Exercise input ->

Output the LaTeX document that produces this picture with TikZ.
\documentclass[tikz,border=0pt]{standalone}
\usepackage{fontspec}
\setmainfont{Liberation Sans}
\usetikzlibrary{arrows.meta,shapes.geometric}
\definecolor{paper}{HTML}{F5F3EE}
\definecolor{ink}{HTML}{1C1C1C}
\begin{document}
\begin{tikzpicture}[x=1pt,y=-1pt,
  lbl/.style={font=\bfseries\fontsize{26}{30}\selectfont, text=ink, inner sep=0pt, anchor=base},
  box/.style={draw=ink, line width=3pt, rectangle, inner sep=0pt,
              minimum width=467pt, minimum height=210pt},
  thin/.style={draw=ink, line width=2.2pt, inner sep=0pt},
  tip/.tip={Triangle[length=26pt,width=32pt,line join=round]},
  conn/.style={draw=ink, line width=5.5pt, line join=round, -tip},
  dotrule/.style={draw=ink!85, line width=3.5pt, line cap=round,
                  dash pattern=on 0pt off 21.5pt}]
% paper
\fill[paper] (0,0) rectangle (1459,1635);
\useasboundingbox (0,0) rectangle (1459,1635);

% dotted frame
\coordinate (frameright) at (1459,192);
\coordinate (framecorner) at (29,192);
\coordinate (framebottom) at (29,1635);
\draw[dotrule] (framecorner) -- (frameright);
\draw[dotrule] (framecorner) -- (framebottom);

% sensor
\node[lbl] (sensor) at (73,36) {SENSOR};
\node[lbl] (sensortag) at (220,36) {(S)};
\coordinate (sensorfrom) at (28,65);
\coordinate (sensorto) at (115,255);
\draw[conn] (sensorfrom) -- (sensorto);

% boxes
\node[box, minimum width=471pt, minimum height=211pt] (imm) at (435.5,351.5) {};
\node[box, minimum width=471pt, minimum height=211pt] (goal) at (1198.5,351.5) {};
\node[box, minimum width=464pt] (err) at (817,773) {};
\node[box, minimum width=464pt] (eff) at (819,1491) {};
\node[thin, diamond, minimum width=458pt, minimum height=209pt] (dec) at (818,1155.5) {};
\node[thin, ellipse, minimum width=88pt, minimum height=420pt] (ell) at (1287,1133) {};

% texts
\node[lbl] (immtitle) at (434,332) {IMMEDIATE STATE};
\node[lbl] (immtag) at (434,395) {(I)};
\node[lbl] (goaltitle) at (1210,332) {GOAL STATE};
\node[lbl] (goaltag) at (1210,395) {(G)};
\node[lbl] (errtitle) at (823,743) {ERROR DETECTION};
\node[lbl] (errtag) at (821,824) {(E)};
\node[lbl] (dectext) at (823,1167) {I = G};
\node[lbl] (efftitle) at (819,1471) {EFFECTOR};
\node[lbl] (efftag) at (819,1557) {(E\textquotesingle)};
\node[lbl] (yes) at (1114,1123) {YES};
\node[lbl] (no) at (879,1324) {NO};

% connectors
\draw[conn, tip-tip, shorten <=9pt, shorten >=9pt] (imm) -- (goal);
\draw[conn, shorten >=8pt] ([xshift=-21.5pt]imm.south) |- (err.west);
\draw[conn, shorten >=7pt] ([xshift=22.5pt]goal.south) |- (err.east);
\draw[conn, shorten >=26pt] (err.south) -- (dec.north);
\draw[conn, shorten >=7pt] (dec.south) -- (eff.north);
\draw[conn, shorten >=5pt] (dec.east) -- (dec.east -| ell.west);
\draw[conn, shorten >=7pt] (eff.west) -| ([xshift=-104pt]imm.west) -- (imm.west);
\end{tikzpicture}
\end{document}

...

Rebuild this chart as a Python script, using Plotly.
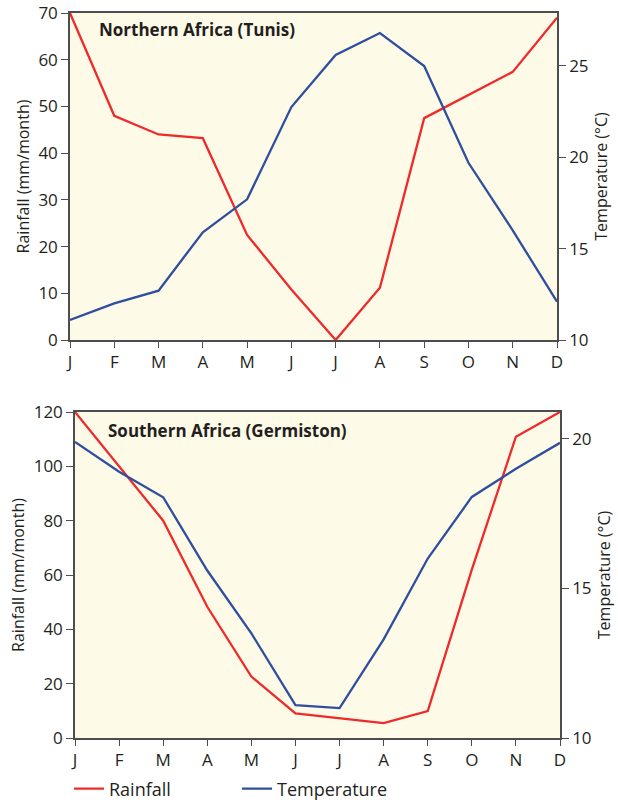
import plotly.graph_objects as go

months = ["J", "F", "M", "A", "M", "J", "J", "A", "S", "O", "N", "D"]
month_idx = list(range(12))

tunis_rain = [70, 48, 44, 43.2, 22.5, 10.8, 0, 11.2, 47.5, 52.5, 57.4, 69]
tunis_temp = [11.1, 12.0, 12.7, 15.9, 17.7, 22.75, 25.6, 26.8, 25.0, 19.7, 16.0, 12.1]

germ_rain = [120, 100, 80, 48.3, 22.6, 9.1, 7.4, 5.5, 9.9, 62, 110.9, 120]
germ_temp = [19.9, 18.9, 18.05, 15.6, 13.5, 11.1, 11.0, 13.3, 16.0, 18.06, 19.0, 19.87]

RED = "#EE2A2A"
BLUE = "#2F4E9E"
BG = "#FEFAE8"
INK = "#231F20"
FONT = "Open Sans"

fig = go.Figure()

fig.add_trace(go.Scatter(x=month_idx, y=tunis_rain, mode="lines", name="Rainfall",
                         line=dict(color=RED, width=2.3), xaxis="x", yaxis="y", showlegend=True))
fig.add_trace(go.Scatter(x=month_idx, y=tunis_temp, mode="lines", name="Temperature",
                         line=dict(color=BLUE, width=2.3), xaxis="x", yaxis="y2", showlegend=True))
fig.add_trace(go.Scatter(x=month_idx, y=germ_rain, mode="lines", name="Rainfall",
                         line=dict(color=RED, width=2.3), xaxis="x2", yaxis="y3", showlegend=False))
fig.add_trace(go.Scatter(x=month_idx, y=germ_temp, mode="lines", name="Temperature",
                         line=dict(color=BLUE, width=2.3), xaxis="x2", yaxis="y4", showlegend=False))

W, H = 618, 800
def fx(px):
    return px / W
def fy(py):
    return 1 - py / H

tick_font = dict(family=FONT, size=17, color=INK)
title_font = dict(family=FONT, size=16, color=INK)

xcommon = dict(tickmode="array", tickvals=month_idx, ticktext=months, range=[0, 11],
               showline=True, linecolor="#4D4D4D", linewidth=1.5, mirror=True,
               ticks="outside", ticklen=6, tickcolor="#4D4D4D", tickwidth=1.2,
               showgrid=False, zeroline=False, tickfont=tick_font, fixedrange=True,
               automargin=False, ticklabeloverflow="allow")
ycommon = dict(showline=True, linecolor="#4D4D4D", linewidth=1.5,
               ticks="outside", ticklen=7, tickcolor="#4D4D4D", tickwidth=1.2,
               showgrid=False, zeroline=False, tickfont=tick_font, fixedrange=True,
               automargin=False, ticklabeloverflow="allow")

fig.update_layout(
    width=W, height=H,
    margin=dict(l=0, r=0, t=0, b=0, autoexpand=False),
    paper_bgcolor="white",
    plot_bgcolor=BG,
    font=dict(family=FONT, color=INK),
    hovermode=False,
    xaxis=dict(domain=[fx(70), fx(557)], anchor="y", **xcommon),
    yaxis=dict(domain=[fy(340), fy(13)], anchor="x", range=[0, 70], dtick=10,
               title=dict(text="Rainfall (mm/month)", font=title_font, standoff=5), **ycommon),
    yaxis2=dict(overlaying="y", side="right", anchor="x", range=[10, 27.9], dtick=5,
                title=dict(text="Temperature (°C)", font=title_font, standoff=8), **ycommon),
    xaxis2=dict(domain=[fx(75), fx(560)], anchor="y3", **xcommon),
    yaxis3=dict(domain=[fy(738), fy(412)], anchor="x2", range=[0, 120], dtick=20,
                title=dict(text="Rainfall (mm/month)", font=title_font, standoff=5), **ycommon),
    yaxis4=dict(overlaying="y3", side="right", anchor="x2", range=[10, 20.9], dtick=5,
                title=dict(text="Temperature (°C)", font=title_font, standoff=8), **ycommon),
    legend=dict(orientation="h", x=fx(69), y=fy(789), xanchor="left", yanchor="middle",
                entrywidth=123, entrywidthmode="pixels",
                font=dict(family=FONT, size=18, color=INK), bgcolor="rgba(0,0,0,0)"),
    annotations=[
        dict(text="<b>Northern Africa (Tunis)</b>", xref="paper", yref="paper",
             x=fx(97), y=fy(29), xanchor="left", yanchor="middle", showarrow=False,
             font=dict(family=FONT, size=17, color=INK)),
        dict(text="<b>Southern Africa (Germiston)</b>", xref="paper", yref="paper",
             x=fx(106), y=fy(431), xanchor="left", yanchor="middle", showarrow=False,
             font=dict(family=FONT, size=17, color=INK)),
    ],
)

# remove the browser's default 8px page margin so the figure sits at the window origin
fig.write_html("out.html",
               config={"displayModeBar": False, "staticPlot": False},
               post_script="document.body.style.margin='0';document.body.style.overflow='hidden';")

* * *

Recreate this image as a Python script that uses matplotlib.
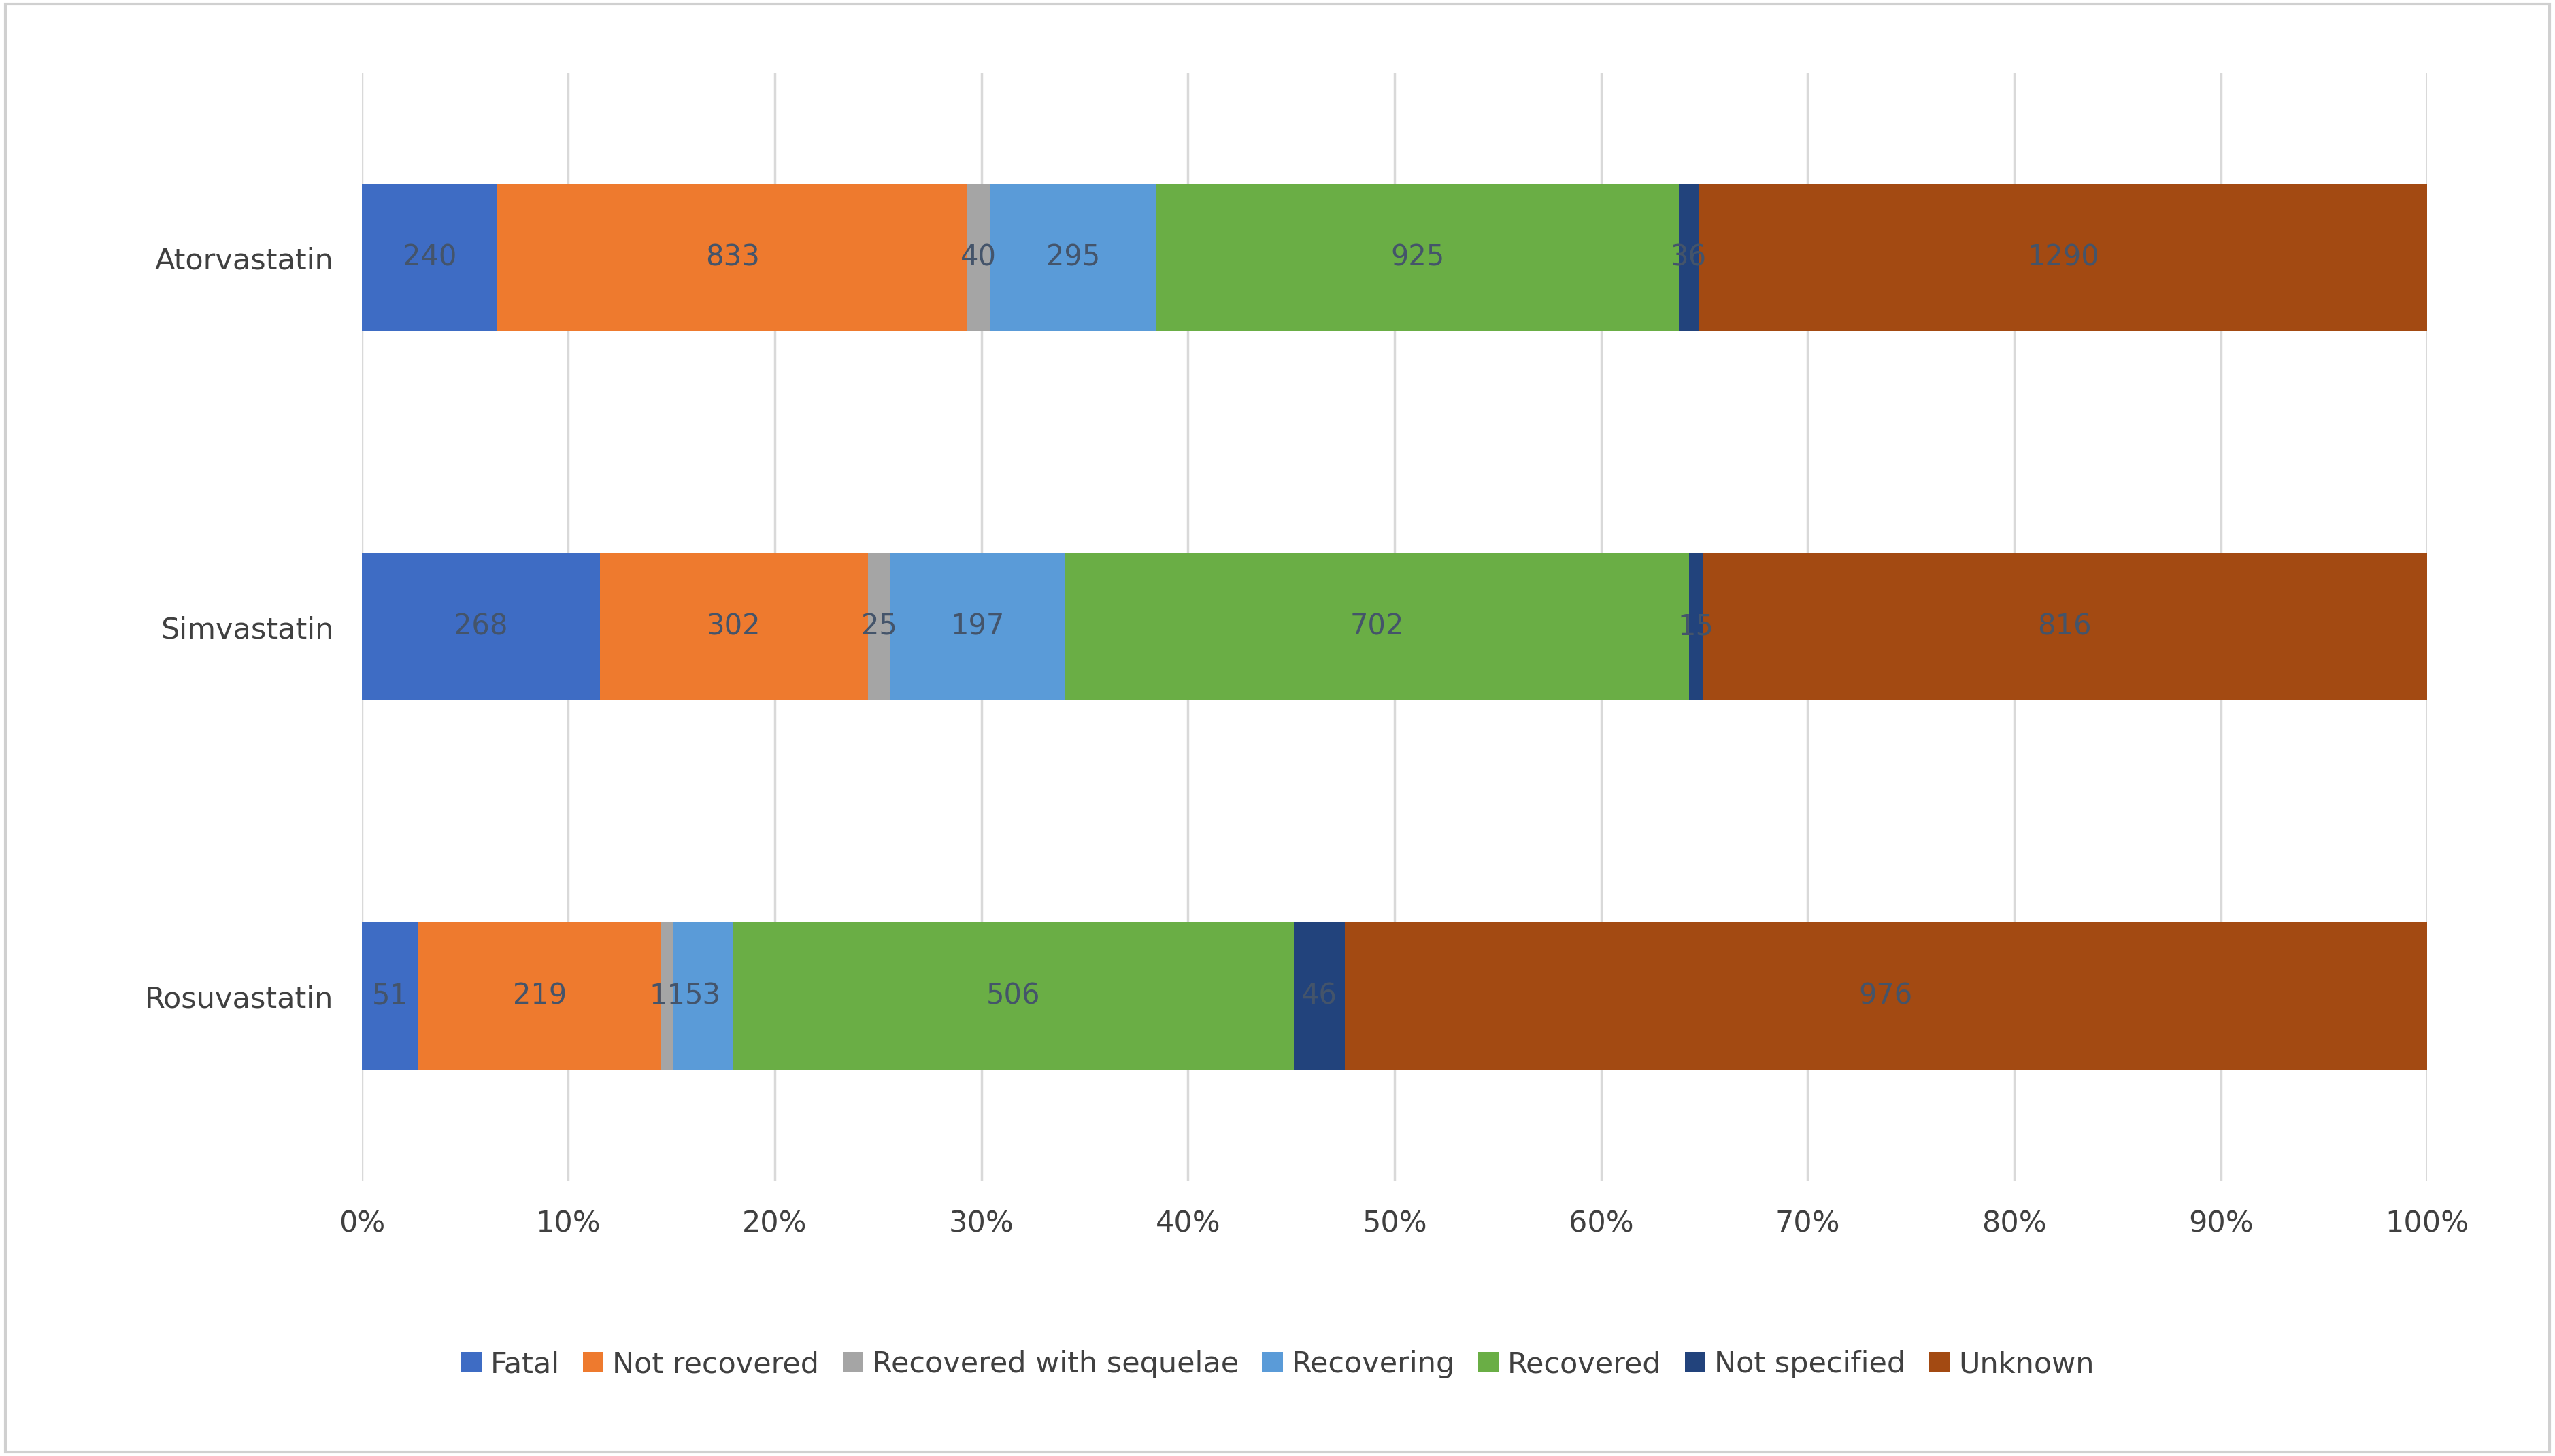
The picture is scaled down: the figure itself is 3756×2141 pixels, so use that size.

What is expected ->
In the entries above, find the line that contains "Rebuild this chart" and the line that contains "month_idx = list(range(12))". Reproduce exactly those two lines and every line between them, but not the pictures.

Finished task ->
Rebuild this chart as a Python script, using Plotly.
import plotly.graph_objects as go

months = ["J", "F", "M", "A", "M", "J", "J", "A", "S", "O", "N", "D"]
month_idx = list(range(12))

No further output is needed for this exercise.